Eigentlich war sie da, aber auch wieder nicht, im Grunde blieb sie drei Jahre lang unsichtbar: Eine Musikprofessorin der Uni Münster war über drei Jahre lang am Institut beschäftigt, tauchte in persona aber de facto nicht auf. Jetzt ist die Professorin endgültig weg, in Pension gegangen: mit 53.

Von Nicole Albers |
    "Aus Sicht der Unileitung begannen unsere Erfahrungen mit der Kollegin bei der Umsetzung von Bochum nach Münster, das hat ihr nicht gefallen, sie hat dagegen Rechtsmittel eingelegt, und das Gericht hat beschieden, dass sie hier anfangen müsse."

    … erzählt die Münsteraner Unirektorin Ursula Nelles. Solche Umbesetzungen passieren häufig, wenn Institute oder Zweige einer Hochschule aufgelöst werden. Dann verteilt das Wissenschaftsministerium Professoren auf andere Städte, auch gegen deren Willen, wie in diesem Falle.

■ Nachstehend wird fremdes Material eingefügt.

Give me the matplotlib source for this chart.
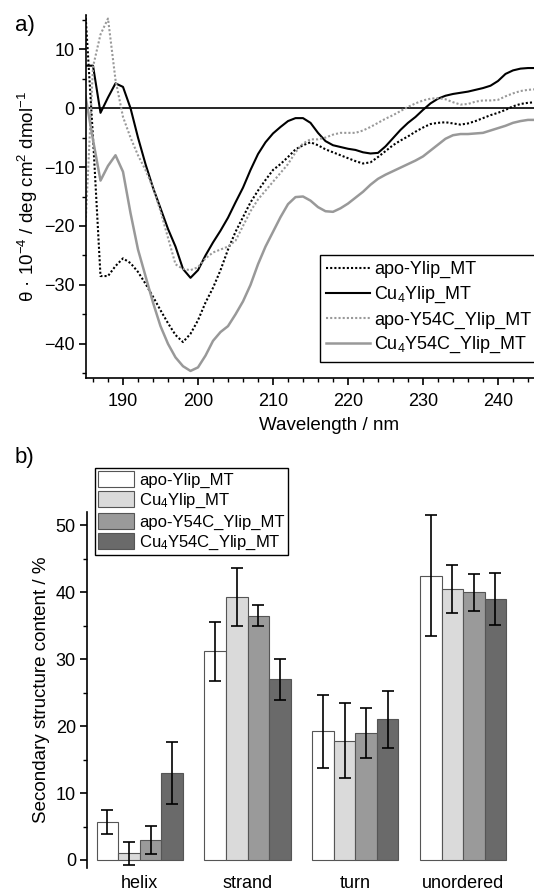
import numpy as np
import matplotlib
matplotlib.use("Agg")
import matplotlib.pyplot as plt
from matplotlib.ticker import MultipleLocator

plt.rcParams['font.family'] = ['Liberation Sans', 'DejaVu Sans']
plt.rcParams['font.size'] = 13
plt.rcParams['mathtext.fontset'] = 'custom'
plt.rcParams['mathtext.rm'] = 'Liberation Sans'
plt.rcParams['mathtext.default'] = 'regular'

# CD spectra (panel a), 1 nm steps
wavelength = np.arange(185, 246)
apo_ylip = [16, -5, -28.5, -28.5, -26.8, -25.5, -26.3, -27.8, -29.8, -32,
            -34.3, -36.5, -38.5, -39.7, -38.3, -36, -33, -30.5, -27.5, -24,
            -21, -18.5, -16, -14, -12.2, -10.5, -9.5, -8.3, -7, -6.3,
            -5.8, -6.3, -7, -7.5, -8, -8.5, -9, -9.4, -9.2, -8.3,
            -7.3, -6.3, -5.5, -4.8, -4, -3.3, -2.7, -2.5, -2.4, -2.6,
            -2.8, -2.6, -2.2, -1.7, -1.2, -0.8, -0.3, 0.3, 0.7, 0.9, 1.0]
cu4_ylip = [7.2, 7.2, -0.8, 1.8, 4.2, 3.6, 0, -5, -9.5, -13.5,
            -17, -20.5, -23.5, -27.3, -28.8, -27.5, -25, -22.8, -20.8, -18.6,
            -16, -13.5, -10.5, -7.8, -5.8, -4.3, -3.2, -2.2, -1.7, -1.7,
            -2.5, -4.2, -5.6, -6.3, -6.6, -6.9, -7.1, -7.5, -7.7, -7.6,
            -6.5, -5.1, -3.7, -2.5, -1.5, -0.3, 0.8, 1.6, 2.1, 2.4,
            2.6, 2.8, 3.1, 3.4, 3.8, 4.6, 5.8, 6.4, 6.7, 6.8, 6.8]
apo_y54c = [-20, 7, 12.5, 15.2, 4.8, -1.5, -5, -8, -10.5, -13.5,
            -17.5, -22, -26.5, -27.3, -27.5, -27, -25.5, -24.5, -24, -23.5,
            -22.5, -20, -17.5, -15.5, -14, -12.5, -11, -9.5, -7.5, -6,
            -5.3, -5.3, -5, -4.5, -4.2, -4.2, -4.2, -3.8, -3.2, -2.5,
            -1.8, -1.2, -0.5, 0.2, 0.8, 1.3, 1.6, 1.7, 1.5, 1.0,
            0.6, 0.7, 1.1, 1.3, 1.3, 1.4, 2.0, 2.5, 2.9, 3.1, 3.2]
cu4_y54c = [2, -5.4, -12.3, -9.8, -8, -10.8, -17.8, -24, -28.5, -33,
            -37, -40, -42.3, -43.8, -44.6, -44, -42, -39.5, -38, -37,
            -35, -32.8, -30, -26.5, -23.5, -21, -18.5, -16.3, -15.1, -15,
            -15.7, -16.8, -17.5, -17.6, -17, -16.2, -15.2, -14.2, -13, -12,
            -11.3, -10.7, -10.1, -9.5, -8.9, -8.2, -7.2, -6.2, -5.2, -4.6,
            -4.4, -4.4, -4.3, -4.2, -3.8, -3.4, -3.0, -2.5, -2.2, -2.0, -2.0]

# secondary structure (panel b)
categories = ['helix', 'strand', 'turn', 'unordered']
samples = ['apo-Ylip_MT', 'Cu$_4$Ylip_MT', 'apo-Y54C_Ylip_MT', 'Cu$_4$Y54C_Ylip_MT']
content = [[5.7, 31.2, 19.2, 42.5],
           [1.0, 39.3, 17.8, 40.5],
           [3.0, 36.5, 19.0, 40.0],
           [13.0, 27.0, 21.0, 39.0]]
content_err = [[1.8, 4.4, 5.4, 9.1],
               [1.7, 4.3, 5.6, 3.6],
               [2.1, 1.6, 3.7, 2.8],
               [4.6, 3.1, 4.3, 3.9]]
bar_colors = ['#ffffff', '#dadada', '#9a9a9a', '#6a6a6a']

fig = plt.figure(figsize=(5.34, 8.91), dpi=100)

# ---- panel a ----
ax1 = fig.add_axes([85.5 / 534, 1 - 378 / 891, (573 - 85.5) / 534, 363 / 891])
ax1.plot(wavelength, apo_ylip, color='black', ls=(0, (1, 1)), lw=1.5, label='apo-Ylip_MT')
ax1.plot(wavelength, cu4_ylip, color='black', lw=1.5, label='Cu$_4$Ylip_MT')
ax1.plot(wavelength, apo_y54c, color='#999999', ls=(0, (1, 1)), lw=1.5, label='apo-Y54C_Ylip_MT')
ax1.plot(wavelength, cu4_y54c, color='#999999', lw=1.8, label='Cu$_4$Y54C_Ylip_MT')
ax1.axhline(0, color='black', lw=1.2, zorder=0)
ax1.set_xlim(185, 250)
ax1.set_ylim(-45.8, 15.8)
ax1.xaxis.set_major_locator(MultipleLocator(10))
ax1.xaxis.set_minor_locator(MultipleLocator(2))
ax1.yaxis.set_major_locator(MultipleLocator(10))
ax1.yaxis.set_minor_locator(MultipleLocator(5))
ax1.set_xticks([190, 200, 210, 220, 230, 240])
ax1.spines['top'].set_visible(False)
ax1.spines['right'].set_visible(False)
for s in ['left', 'bottom']:
    ax1.spines[s].set_linewidth(1.2)
ax1.tick_params(which='major', direction='out', length=5, width=1.2, labelsize=13)
ax1.tick_params(axis='x', which='major', pad=5.5)
ax1.tick_params(axis='y', which='major', pad=3)
ax1.tick_params(which='minor', direction='out', length=3, width=1.0)
ax1.set_xlabel('Wavelength / nm', fontsize=13.5, labelpad=5)
ax1.set_ylabel('θ · 10$^{-4}$ / deg cm$^2$ dmol$^{-1}$', fontsize=13.5, labelpad=3)
leg1 = ax1.legend(loc='upper left', bbox_to_anchor=(0.481, 0.339), fontsize=13,
                  handlelength=2.4, handletextpad=0.25, labelspacing=0.35,
                  borderpad=0.35, borderaxespad=0, fancybox=False,
                  edgecolor='black', framealpha=1)
leg1.get_frame().set_linewidth(1.0)

# ---- panel b ----
ax2 = fig.add_axes([87 / 534, 1 - 868 / 891, (517 - 87) / 534, 356 / 891])
x = np.arange(len(categories))
width = 0.2
for i in range(4):
    ax2.bar(x + (i - 1.5) * width, content[i], width, yerr=content_err[i],
            color=bar_colors[i], edgecolor='#555555', linewidth=0.8,
            error_kw=dict(ecolor='black', elinewidth=1.2, capsize=4, capthick=1.2),
            label=samples[i])
ax2.set_xlim(-0.49, 3.5)
ax2.set_ylim(-1.2, 52)
ax2.set_xticks(x)
ax2.set_xticklabels(categories)
ax2.yaxis.set_major_locator(MultipleLocator(10))
ax2.yaxis.set_minor_locator(MultipleLocator(5))
for s in ['top', 'right', 'bottom']:
    ax2.spines[s].set_visible(False)
ax2.spines['left'].set_linewidth(1.2)
ax2.tick_params(axis='x', length=0, pad=5, labelsize=13)
ax2.tick_params(axis='y', which='major', direction='out', length=5, width=1.2, labelsize=13, pad=3)
ax2.tick_params(axis='y', which='minor', direction='out', length=3, width=1.0)
ax2.set_ylabel('Secondary structure content / %', fontsize=13.5, labelpad=4)
leg2 = ax2.legend(loc='upper left', bbox_to_anchor=(0.0186, 1.124), fontsize=12,
                  handlelength=2.15, handleheight=1.08, handletextpad=0.3,
                  labelspacing=0.2, borderpad=0.2, borderaxespad=0,
                  fancybox=False, edgecolor='black', framealpha=1)
leg2.get_frame().set_linewidth(1.0)

fig.text(15 / 534, 1 - 25 / 891, 'a)', fontsize=16, va='center')
fig.text(15 / 534, 1 - 457 / 891, 'b)', fontsize=16, va='center')

fig.savefig('out.png', dpi=100)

    Der Komponist Richard Strauss ist das Steckenpferd der Beamtin. Über diesen Musiker und über noch vieles mehr sollte sie ab März 2006 am musikwissenschaftlichen Institut der westfälischen Wilhelms-Universität lehren. Doch was sich dann abspielte, erzählt Institutsleiter Jürgen Heidrich, habe er noch nie erlebt:

    "Es gab praktisch gar keinen Umgang miteinander, sie ist, wenn sie überhaupt erschienen ist, zu Zeiten im Hause gewesen, da sie das Haus leer vermutete, also, sie ist allen aus dem Weg gegangen, insofern gab es keine Berührungspunkte."

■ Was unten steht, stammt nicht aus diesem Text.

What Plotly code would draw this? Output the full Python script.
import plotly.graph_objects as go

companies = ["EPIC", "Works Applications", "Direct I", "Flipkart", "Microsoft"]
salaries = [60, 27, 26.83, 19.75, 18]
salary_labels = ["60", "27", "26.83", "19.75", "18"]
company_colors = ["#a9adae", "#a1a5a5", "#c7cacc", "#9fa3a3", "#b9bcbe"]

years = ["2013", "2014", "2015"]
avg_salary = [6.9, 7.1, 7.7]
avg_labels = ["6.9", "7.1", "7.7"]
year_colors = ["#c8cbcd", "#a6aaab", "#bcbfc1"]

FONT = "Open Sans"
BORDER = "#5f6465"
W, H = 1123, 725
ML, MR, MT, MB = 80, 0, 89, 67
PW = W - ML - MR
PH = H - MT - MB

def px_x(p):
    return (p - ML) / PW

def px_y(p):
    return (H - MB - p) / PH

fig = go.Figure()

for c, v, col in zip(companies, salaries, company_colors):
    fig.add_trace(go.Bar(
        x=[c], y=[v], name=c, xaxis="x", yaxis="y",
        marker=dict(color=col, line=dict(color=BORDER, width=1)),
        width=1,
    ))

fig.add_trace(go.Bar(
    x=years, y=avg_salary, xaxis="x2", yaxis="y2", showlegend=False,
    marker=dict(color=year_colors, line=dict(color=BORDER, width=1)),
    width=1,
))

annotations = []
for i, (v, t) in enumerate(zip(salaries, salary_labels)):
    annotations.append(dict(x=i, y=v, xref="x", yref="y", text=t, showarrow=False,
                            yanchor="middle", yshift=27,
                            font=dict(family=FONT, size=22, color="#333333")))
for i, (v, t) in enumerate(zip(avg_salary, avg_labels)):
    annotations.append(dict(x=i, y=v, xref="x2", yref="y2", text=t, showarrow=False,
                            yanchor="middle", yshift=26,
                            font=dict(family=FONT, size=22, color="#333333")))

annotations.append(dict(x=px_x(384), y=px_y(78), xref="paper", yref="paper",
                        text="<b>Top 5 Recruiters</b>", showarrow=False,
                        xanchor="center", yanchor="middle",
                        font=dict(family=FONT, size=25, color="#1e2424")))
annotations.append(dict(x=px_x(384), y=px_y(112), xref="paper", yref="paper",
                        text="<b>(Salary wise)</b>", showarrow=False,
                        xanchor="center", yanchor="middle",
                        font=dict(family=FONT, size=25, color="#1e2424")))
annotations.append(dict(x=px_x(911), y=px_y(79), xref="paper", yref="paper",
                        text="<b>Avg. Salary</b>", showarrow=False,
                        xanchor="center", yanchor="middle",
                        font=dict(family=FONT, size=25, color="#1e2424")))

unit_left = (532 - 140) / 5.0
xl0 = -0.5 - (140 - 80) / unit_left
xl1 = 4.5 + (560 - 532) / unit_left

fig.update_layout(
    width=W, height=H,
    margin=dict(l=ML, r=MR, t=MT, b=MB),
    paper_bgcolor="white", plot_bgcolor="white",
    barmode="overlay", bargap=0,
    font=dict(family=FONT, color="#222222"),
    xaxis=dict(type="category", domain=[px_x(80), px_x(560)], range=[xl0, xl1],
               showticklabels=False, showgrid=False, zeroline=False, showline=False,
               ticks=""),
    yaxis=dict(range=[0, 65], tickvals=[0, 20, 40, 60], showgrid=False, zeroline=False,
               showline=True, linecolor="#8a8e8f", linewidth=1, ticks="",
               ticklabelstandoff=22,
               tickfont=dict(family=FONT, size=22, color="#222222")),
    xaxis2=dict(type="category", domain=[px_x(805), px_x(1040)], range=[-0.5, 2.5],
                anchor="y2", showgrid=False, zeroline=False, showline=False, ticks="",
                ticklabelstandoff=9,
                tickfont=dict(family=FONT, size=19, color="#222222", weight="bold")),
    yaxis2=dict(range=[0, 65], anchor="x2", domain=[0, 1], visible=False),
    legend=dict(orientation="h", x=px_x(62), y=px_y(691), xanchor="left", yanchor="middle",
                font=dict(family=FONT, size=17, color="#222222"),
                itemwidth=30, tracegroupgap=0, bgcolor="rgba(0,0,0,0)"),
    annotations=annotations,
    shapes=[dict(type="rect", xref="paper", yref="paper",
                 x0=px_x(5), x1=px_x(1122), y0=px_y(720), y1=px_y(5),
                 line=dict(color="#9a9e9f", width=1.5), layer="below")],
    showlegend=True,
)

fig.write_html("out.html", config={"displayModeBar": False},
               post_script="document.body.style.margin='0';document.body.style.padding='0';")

    Denn auch bei den regelmäßigen Sitzungen ließ sie sich nicht blicken. Sehr zum Leidwesen ihrer Kollegen, denn das Institut ist sehr klein, entsprechend angewiesen auf jeden Mitarbeiter. Das Nichterscheinen der Kollegin habe für erhebliche Mehrarbeit gesorgt.

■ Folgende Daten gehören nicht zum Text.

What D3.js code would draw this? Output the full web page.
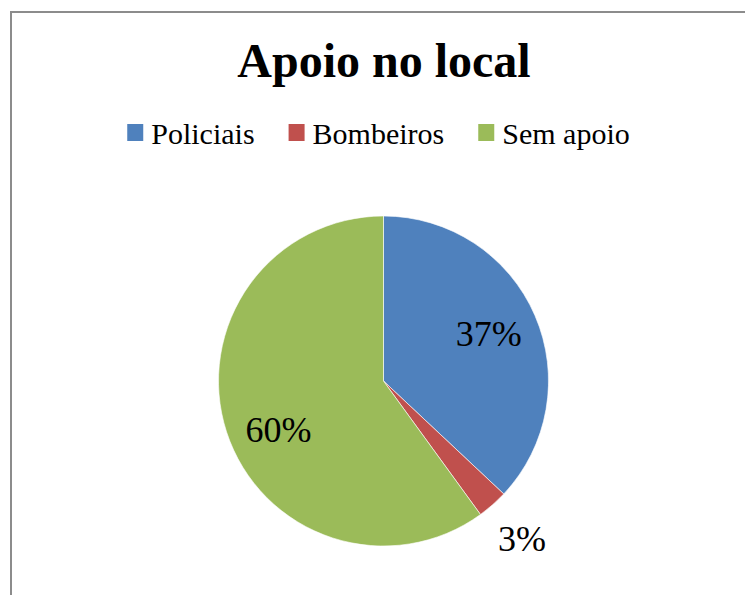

    "Natürlich hatte es Einfluss auf den Lehrbetrieb, da wo sonst drei Professoren diese Aufgaben wahrnehmen, waren es jetzt nur zwei, sei es im Hinblick auf die Lehre, im Blick auf Prüfungsleistungen, die zu erbringen waren, und solche Dinge."

    Das bekamen letztlich auch die Studierenden zu spüren, wie etwa Matthias Krämer und Moritz Panning.

    "Erfahrungen habe ich mit der Frau insofern gemacht, dass Seminare nicht stattgefunden haben, von Sprechstunden muss man nicht reden, leider war es dann so, dass die Seminare unstrukturiert waren, es gab keinen Seminarplan und das Ganze ging eigentlich nur für zwei, drei Wochen und dann wars das. Dann ist die werte Dame auch nicht mehr aufgetaucht."

    Gerade für Bachelor-Studierende kann so etwas schlimme Folgen haben, denn die sind auf jeden Leistungspunkt angewiesen, und die bekommen sie nur durch Seminarangebote mit Referaten, Hausarbeiten und Klausuren, erzählt Moritz Panning.

    "In großen Häusern können andere Professoren einspringen, wir haben das Problem, dass wir nur drei Professuren haben, dass wir relativ wenig Wahlalternativen haben, und alles was angeboten wir, muss belegt werden hier im Hause. Und wenn da jemand sagt, ich biete da nichts an, dann bringt das den ganzen Laden durcheinander."

    Um das etwas abzumildern, wurden zeitlich befristet Honorarkräfte eingestellt, auf Kosten der Universitätskasse. Außerdem wurde die Professorin immer wieder ermahnt, auch ihr Gehalt sollte gekürzt werden. Dazu kam es dann aber nicht, denn sie legte Beschwerde ein, und so entbrannte ein jahrelanger Rechtsstreit. Nun kam es zur Einigung.
    Die Wissenschaftlerin geht mit 53 Jahren in Frühpension. Für die Universität ein teurer Kompromiss, denn die bisher entstandenen Kosten werden auf knapp 100.000 Euro geschätzt. Dennoch ist Unirektorin Ursula Nelles zufrieden.

    "Wir sind auf diesen Vergleichsvorschlag eingegangen, weil er zugleich die Beendigung des Dienstverhältnisses beinhaltete, und damit haben wir zugleich die Chance, jetzt aus dem Budget für die Stelle tatsächlich einen neuen Professor einzustellen."

    Die Professorin erfuhr übrigens erst auf Nachfrage des Deutschlandfunks von der öffentlichen Kritik an ihrem Verhalten. Eine zunächst gegebene Interviewzusage zog sie nach Rücksprache mit ihren Anwälten wieder zurück.